▽
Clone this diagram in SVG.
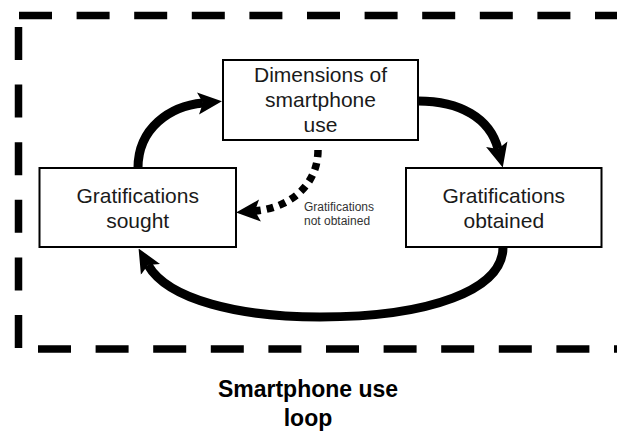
<svg xmlns="http://www.w3.org/2000/svg" width="617" height="435" viewBox="0 0 617 435">
  <style>
    .frame { fill: none; stroke: #000; stroke-width: 7.5; stroke-dasharray: 33 24.6; }
    .box { fill: #fff; stroke: #000; stroke-width: 2; }
    .label { font-family: "Liberation Sans", Arial, sans-serif; font-size: 21px; fill: #1a1a1a; text-anchor: middle; }
    .note { font-family: "Liberation Sans", Arial, sans-serif; font-size: 12px; fill: #333; }
    .title { font-family: "Liberation Sans", Arial, sans-serif; font-size: 23px; font-weight: bold; fill: #000; text-anchor: middle; }
    .flow { fill: none; stroke: #000; stroke-width: 9; marker-end: url(#head); }
    .dotted { fill: none; stroke: #000; stroke-width: 7.5; stroke-dasharray: 7 6; marker-end: url(#head); }
  </style>
  <defs>
    <marker id="head" viewBox="0 0 24 24" refX="5" refY="12" markerWidth="24" markerHeight="24" markerUnits="userSpaceOnUse" orient="auto">
      <path d="M0,1 L24,12 L0,23 L5,12 Z" fill="#000"/>
    </marker>
  </defs>

  <!-- dashed frame: top, left, bottom -->
  <g id="frame">
    <line class="frame" x1="19" y1="15.5" x2="617" y2="15.5"/>
    <line class="frame" x1="18.5" y1="27" x2="18.5" y2="350"/>
    <line class="frame" x1="38" y1="349" x2="617" y2="349"/>
  </g>

  <g id="connectors">
    <path class="flow" d="M138,168 C138,128 170,106 203,103"/>
    <path class="flow" d="M418,101 C460,101 490,118 498,149"/>
    <path class="flow" d="M503,247 C503,290 430,317 320,317 C240,317 168,300 148,265"/>
    <path class="dotted" d="M318,150 C318,185 290,208 255,211"/>
  </g>

  <g id="dimensions">
    <rect class="box" x="223" y="60" width="195" height="80"/>
    <text class="label" x="320.5" y="82">Dimensions of</text>
    <text class="label" x="320.5" y="107">smartphone</text>
    <text class="label" x="320.5" y="132">use</text>
  </g>

  <g id="sought">
    <rect class="box" x="39.5" y="168" width="196.5" height="79"/>
    <text class="label" x="137.7" y="203">Gratifications</text>
    <text class="label" x="137.7" y="228">sought</text>
  </g>

  <g id="obtained">
    <rect class="box" x="406" y="168" width="195.5" height="79"/>
    <text class="label" x="503.8" y="203">Gratifications</text>
    <text class="label" x="503.8" y="228">obtained</text>
  </g>

  <g id="not-obtained">
    <text class="note" x="304" y="211">Gratifications</text>
    <text class="note" x="304" y="225">not obtained</text>
  </g>

  <g id="title">
    <text class="title" x="308" y="397">Smartphone use</text>
    <text class="title" x="308" y="426">loop</text>
  </g>
</svg>
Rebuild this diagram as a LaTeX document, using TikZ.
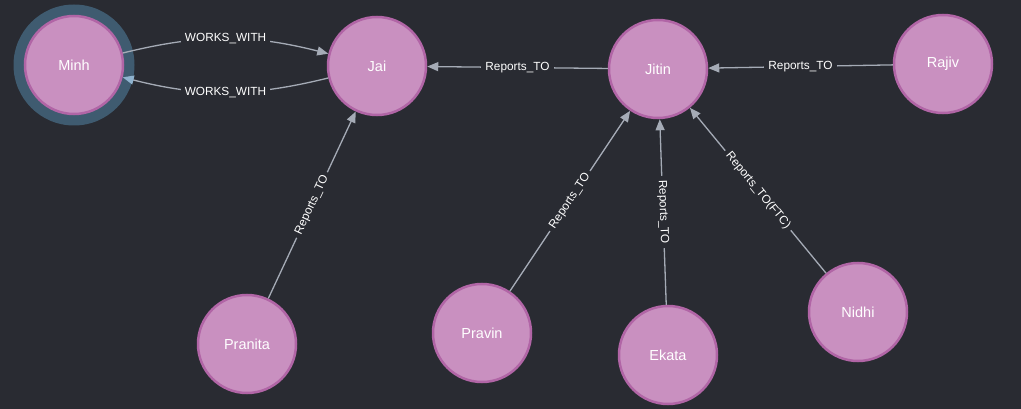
\documentclass[tikz,border=0pt]{standalone}
\usepackage{fontspec}
\setmainfont{Liberation Sans}
\usetikzlibrary{arrows.meta}

\definecolor{bgdark}{HTML}{292B32}
\definecolor{nodepink}{HTML}{C990C0}
\definecolor{rimpink}{HTML}{B165A6}
\definecolor{haloblue}{HTML}{3F5B70}
\definecolor{edgegrey}{HTML}{A5ABB6}
\definecolor{tipblue}{HTML}{8FB3CF}

\begin{document}
\begin{tikzpicture}[x=1pt,y=-1pt]
\tikzset{person/.style = {shape = circle, fill = nodepink, draw = rimpink, line width = 2.5pt,
    inner sep = 0pt, minimum size = 98pt, text = white, font = \fontsize{14.5}{17}\selectfont}}
\tikzset{link/.style = {edgegrey, line width = 1.3pt, -{Triangle[length=11pt,width=9pt]}}}
\tikzset{tag/.style = {fill = bgdark, text = white, inner sep = 4pt, font = \fontsize{11.8}{14}\selectfont}}

\useasboundingbox (0,0) rectangle (1021,409);
\fill[bgdark] (0,0) rectangle (1021,409);

% selected node
\fill[haloblue] (74,65) circle (60.5);

\node[person] (minh)    at (74,65)   {Minh};
\node[person] (jai)     at (377,66)  {Jai};
\node[person] (jitin)   at (658,69)  {Jitin};
\node[person] (rajiv)   at (943,64)  {Rajiv};
\node[person] (pranita) at (247,344) {Pranita};
\node[person] (pravin)  at (482,333) {Pravin};
\node[person] (ekata)   at (668,355) {Ekata};
\node[person] (nidhi)   at (858,312) {Nidhi};

\draw[link] (minh) to[bend left=14] node[tag] {WORKS\_WITH} (jai);
\draw[link, -{Triangle[length=11pt,width=9pt,color=tipblue]}] (jai) to[bend left=14] node[tag] {WORKS\_WITH} (minh);

\draw[link] (jitin) -- node[tag] {Reports\_TO} (jai);
\draw[link] (rajiv) -- node[tag] {Reports\_TO} (jitin);
\draw[link] (pranita) -- node[tag, sloped] {Reports\_TO} (jai);
\draw[link] (pravin) -- node[tag, sloped] {Reports\_TO} (jitin);
\draw[link] (ekata) -- node[tag, sloped] {Reports\_TO} (jitin);
\draw[link] (nidhi) -- node[tag, sloped] {Reports\_TO(FTC)} (jitin);

\end{tikzpicture}
\end{document}
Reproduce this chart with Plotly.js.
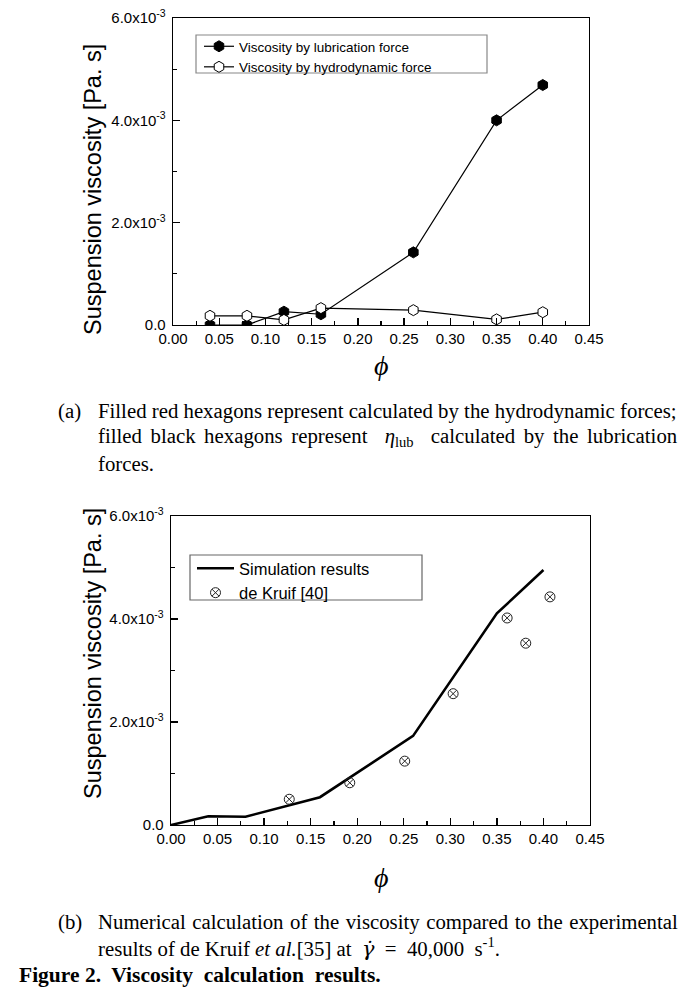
△
Aim -> Make an exact copy of the lines from the one holding "Rebuild this diagram" through the one holding "(74,65) circle (60.5);", end lines included, without the pictures.

The reply ->
Rebuild this diagram as a LaTeX document, using TikZ.
\documentclass[tikz,border=0pt]{standalone}
\usepackage{fontspec}
\setmainfont{Liberation Sans}
\usetikzlibrary{arrows.meta}

\definecolor{bgdark}{HTML}{292B32}
\definecolor{nodepink}{HTML}{C990C0}
\definecolor{rimpink}{HTML}{B165A6}
\definecolor{haloblue}{HTML}{3F5B70}
\definecolor{edgegrey}{HTML}{A5ABB6}
\definecolor{tipblue}{HTML}{8FB3CF}

\begin{document}
\begin{tikzpicture}[x=1pt,y=-1pt]
\tikzset{person/.style = {shape = circle, fill = nodepink, draw = rimpink, line width = 2.5pt,
    inner sep = 0pt, minimum size = 98pt, text = white, font = \fontsize{14.5}{17}\selectfont}}
\tikzset{link/.style = {edgegrey, line width = 1.3pt, -{Triangle[length=11pt,width=9pt]}}}
\tikzset{tag/.style = {fill = bgdark, text = white, inner sep = 4pt, font = \fontsize{11.8}{14}\selectfont}}

\useasboundingbox (0,0) rectangle (1021,409);
\fill[bgdark] (0,0) rectangle (1021,409);

% selected node
\fill[haloblue] (74,65) circle (60.5);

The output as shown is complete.